What to produce:
Copy every record below exactly as written, but leave out the pictures.

Information supplied:
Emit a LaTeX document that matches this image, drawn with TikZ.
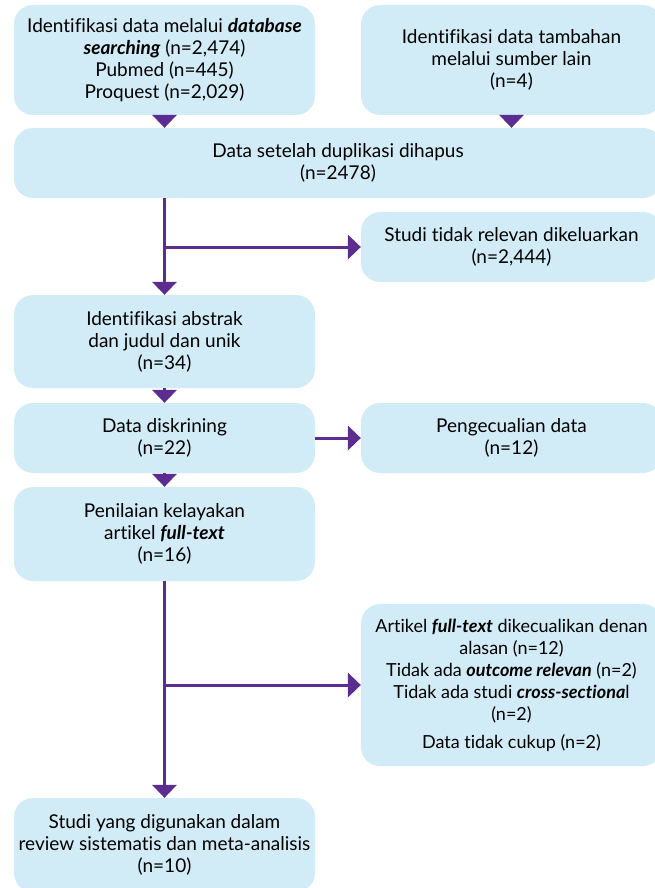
\documentclass[tikz,border=0pt]{standalone}
\usepackage{fontspec}
\setmainfont{Lato}[Ligatures=NoCommon]
\usepackage{tikz}
\usetikzlibrary{arrows.meta, positioning}

\definecolor{boxblue}{HTML}{D2ECF7}
\definecolor{flowpurple}{HTML}{5C2D91}
\newcommand{\emb}[1]{\textbf{\textit{#1}}}

\begin{document}
\begin{tikzpicture}[node distance=2cm,on grid,
    box/.style={fill=boxblue,rounded corners=19pt,align=center,inner sep=0pt,
        minimum width=301pt,font=\fontsize{19}{22}\selectfont},
    flow/.style={every edge/.style={draw=flowpurple,line width=3pt,
        -{Triangle[width=25pt,length=13pt,line width=0pt,fill=flowpurple]}}}]
    \useasboundingbox (0,0) rectangle (655pt,-888pt);

    \node[box,minimum height=110pt] (b1) at (164.5pt,-60pt)
        {Identifikasi data melalui \emb{database}\\ \emb{searching} (n=2,474)\\ Pubmed (n=445)\\ Proquest (n=2,029)};
    \node[box,minimum height=110pt] (b2) [right=347pt of b1]
        {Identifikasi data tambahan\\ melalui sumber lain\\ (n=4)};
    \node[box,minimum width=648pt,minimum height=70pt] (b3) [below right=103pt and 173.5pt of b1]
        {Data setelah duplikasi dihapus\\ (n=2478)};
    \node[box,minimum height=70pt] (b4) [below=187pt of b2]
        {Studi tidak relevan dikeluarkan\\ (n=2,444)};
    \node[box,minimum height=93pt] (b5) [below=281.5pt of b1]
        {Identifikasi abstrak\\ dan judul dan unik\\ (n=34)};
    \node[box,minimum height=70pt] (b6) [below=96.5pt of b5]
        {Data diskrining\\ (n=22)};
    \node[box,minimum height=70pt] (b7) [right=347pt of b6]
        {Pengecualian data\\ (n=12)};
    \node[box,minimum height=94pt] (b8) [below=96pt of b6]
        {Penilaian kelayakan\\ artikel \emb{full-text}\\ (n=16)};
    \node[box,minimum height=162pt,font=\fontsize{18}{22}\selectfont] (b9) [below=438pt of b4]
        {Artikel \emb{full-text} dikecualikan denan\\ alasan (n=12)\\
         Tidak ada \emb{outcome relevan} (n=2)\\ Tidak ada studi \emb{cross-sectiona}l\\ (n=2)\\[6pt]
         Data tidak cukup (n=2)};
    \node[box,minimum height=94pt] (b10) [below=311pt of b8]
        {Studi yang digunakan dalam\\ review sistematis dan meta-analisis\\ (n=10)};

    \path[flow]
    (b1.south) edge (b3.north -| b1.south)
    (b2.south) edge (b3.north -| b2.south)
    (b5.north |- b3.south) edge (b5.north)
    (b5.north |- b4.west) edge (b4.west)
    (b5.south) edge (b6.north)
    (b6.south) edge (b8.north)
    (b6.east) edge (b7.west)
    (b8.south) edge (b10.north)
    (b10.north |- b9.west) edge (b9.west);
\end{tikzpicture}
\end{document}
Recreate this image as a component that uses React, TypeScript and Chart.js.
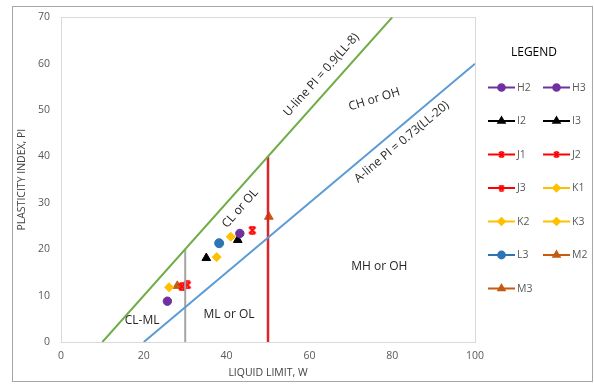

Expected answer:
Emit a LaTeX document that matches this image, drawn with TikZ.
\documentclass[tikz,border=0pt]{standalone}
\usepackage{fontspec}
\setmainfont{Lato}[Ligatures=NoCommon]
\usepackage{tikz}
\usetikzlibrary{arrows.meta, positioning}

\definecolor{boxblue}{HTML}{D2ECF7}
\definecolor{flowpurple}{HTML}{5C2D91}
\newcommand{\emb}[1]{\textbf{\textit{#1}}}

\begin{document}
\begin{tikzpicture}[node distance=2cm,on grid,
    box/.style={fill=boxblue,rounded corners=19pt,align=center,inner sep=0pt,
        minimum width=301pt,font=\fontsize{19}{22}\selectfont},
    flow/.style={every edge/.style={draw=flowpurple,line width=3pt,
        -{Triangle[width=25pt,length=13pt,line width=0pt,fill=flowpurple]}}}]
    \useasboundingbox (0,0) rectangle (655pt,-888pt);

    \node[box,minimum height=110pt] (b1) at (164.5pt,-60pt)
        {Identifikasi data melalui \emb{database}\\ \emb{searching} (n=2,474)\\ Pubmed (n=445)\\ Proquest (n=2,029)};
    \node[box,minimum height=110pt] (b2) [right=347pt of b1]
        {Identifikasi data tambahan\\ melalui sumber lain\\ (n=4)};
    \node[box,minimum width=648pt,minimum height=70pt] (b3) [below right=103pt and 173.5pt of b1]
        {Data setelah duplikasi dihapus\\ (n=2478)};
    \node[box,minimum height=70pt] (b4) [below=187pt of b2]
        {Studi tidak relevan dikeluarkan\\ (n=2,444)};
    \node[box,minimum height=93pt] (b5) [below=281.5pt of b1]
        {Identifikasi abstrak\\ dan judul dan unik\\ (n=34)};
    \node[box,minimum height=70pt] (b6) [below=96.5pt of b5]
        {Data diskrining\\ (n=22)};
    \node[box,minimum height=70pt] (b7) [right=347pt of b6]
        {Pengecualian data\\ (n=12)};
    \node[box,minimum height=94pt] (b8) [below=96pt of b6]
        {Penilaian kelayakan\\ artikel \emb{full-text}\\ (n=16)};
    \node[box,minimum height=162pt,font=\fontsize{18}{22}\selectfont] (b9) [below=438pt of b4]
        {Artikel \emb{full-text} dikecualikan denan\\ alasan (n=12)\\
         Tidak ada \emb{outcome relevan} (n=2)\\ Tidak ada studi \emb{cross-sectiona}l\\ (n=2)\\[6pt]
         Data tidak cukup (n=2)};
    \node[box,minimum height=94pt] (b10) [below=311pt of b8]
        {Studi yang digunakan dalam\\ review sistematis dan meta-analisis\\ (n=10)};

    \path[flow]
    (b1.south) edge (b3.north -| b1.south)
    (b2.south) edge (b3.north -| b2.south)
    (b5.north |- b3.south) edge (b5.north)
    (b5.north |- b4.west) edge (b4.west)
    (b5.south) edge (b6.north)
    (b6.south) edge (b8.north)
    (b6.east) edge (b7.west)
    (b8.south) edge (b10.north)
    (b10.north |- b9.west) edge (b9.west);
\end{tikzpicture}
\end{document}
Recreate this image as a component that uses React, TypeScript and Chart.js.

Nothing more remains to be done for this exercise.